● **Information supplied**:
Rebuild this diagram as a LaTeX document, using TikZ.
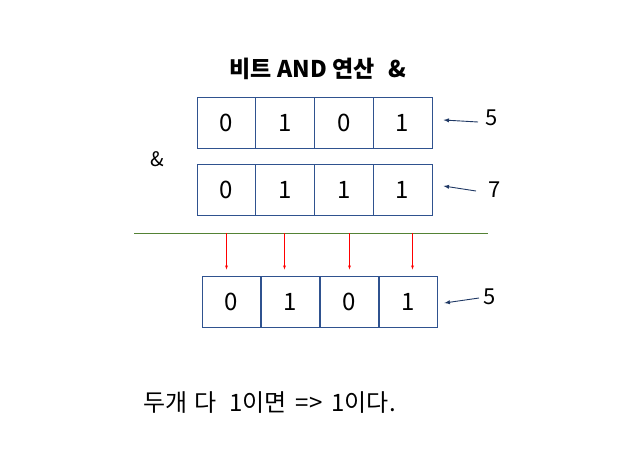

---

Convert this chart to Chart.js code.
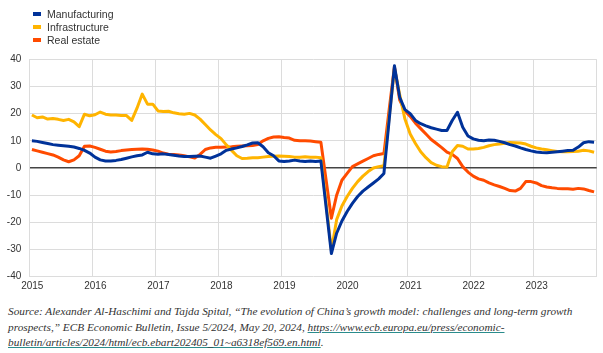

---

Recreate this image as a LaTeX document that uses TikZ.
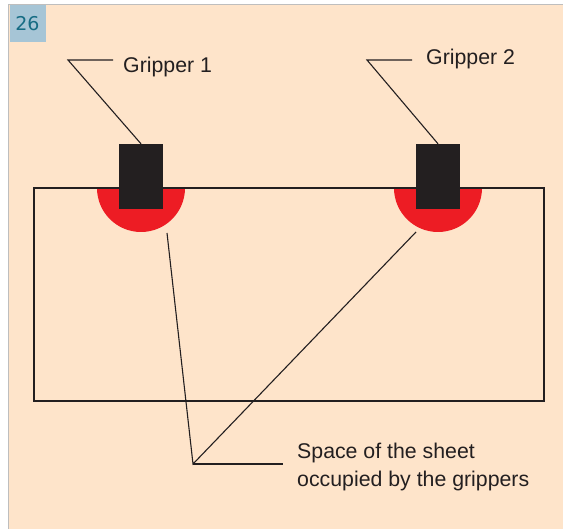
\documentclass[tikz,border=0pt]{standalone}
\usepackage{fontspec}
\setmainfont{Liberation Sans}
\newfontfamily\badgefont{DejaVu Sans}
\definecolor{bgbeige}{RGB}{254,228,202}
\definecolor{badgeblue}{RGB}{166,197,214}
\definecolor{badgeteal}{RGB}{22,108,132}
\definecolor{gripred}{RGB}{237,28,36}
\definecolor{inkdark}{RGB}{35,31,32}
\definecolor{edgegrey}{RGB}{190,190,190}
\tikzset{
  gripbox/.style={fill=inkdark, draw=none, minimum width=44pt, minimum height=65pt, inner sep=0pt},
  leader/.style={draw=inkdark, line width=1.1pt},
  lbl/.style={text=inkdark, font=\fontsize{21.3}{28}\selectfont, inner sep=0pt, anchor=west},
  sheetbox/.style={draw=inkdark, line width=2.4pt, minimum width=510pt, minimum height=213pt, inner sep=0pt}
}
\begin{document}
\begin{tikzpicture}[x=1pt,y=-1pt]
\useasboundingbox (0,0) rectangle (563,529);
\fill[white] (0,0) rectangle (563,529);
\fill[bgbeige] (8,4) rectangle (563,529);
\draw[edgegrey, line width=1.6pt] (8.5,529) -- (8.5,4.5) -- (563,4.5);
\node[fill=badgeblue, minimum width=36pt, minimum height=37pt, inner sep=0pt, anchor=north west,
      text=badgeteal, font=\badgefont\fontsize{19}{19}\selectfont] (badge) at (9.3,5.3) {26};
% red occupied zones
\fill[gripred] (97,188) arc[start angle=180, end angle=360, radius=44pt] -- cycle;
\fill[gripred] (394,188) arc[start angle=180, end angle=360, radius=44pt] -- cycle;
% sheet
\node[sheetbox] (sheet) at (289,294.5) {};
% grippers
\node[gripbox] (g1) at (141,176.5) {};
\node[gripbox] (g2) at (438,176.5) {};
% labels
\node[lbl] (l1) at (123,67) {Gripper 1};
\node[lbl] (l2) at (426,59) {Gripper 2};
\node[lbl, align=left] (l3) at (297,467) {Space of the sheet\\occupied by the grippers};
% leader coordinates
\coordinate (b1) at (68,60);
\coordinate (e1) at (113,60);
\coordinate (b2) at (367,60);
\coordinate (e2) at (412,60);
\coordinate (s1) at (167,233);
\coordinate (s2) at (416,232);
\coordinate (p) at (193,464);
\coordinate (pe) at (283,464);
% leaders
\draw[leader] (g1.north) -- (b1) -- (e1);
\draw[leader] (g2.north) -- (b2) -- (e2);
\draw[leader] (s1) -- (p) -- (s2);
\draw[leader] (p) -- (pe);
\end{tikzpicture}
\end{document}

● **What needs to be done**: Lines that hold "LaTeX" are the ones to copy; find all of them.

● **Solution to this task**:
Rebuild this diagram as a LaTeX document, using TikZ.
Recreate this image as a LaTeX document that uses TikZ.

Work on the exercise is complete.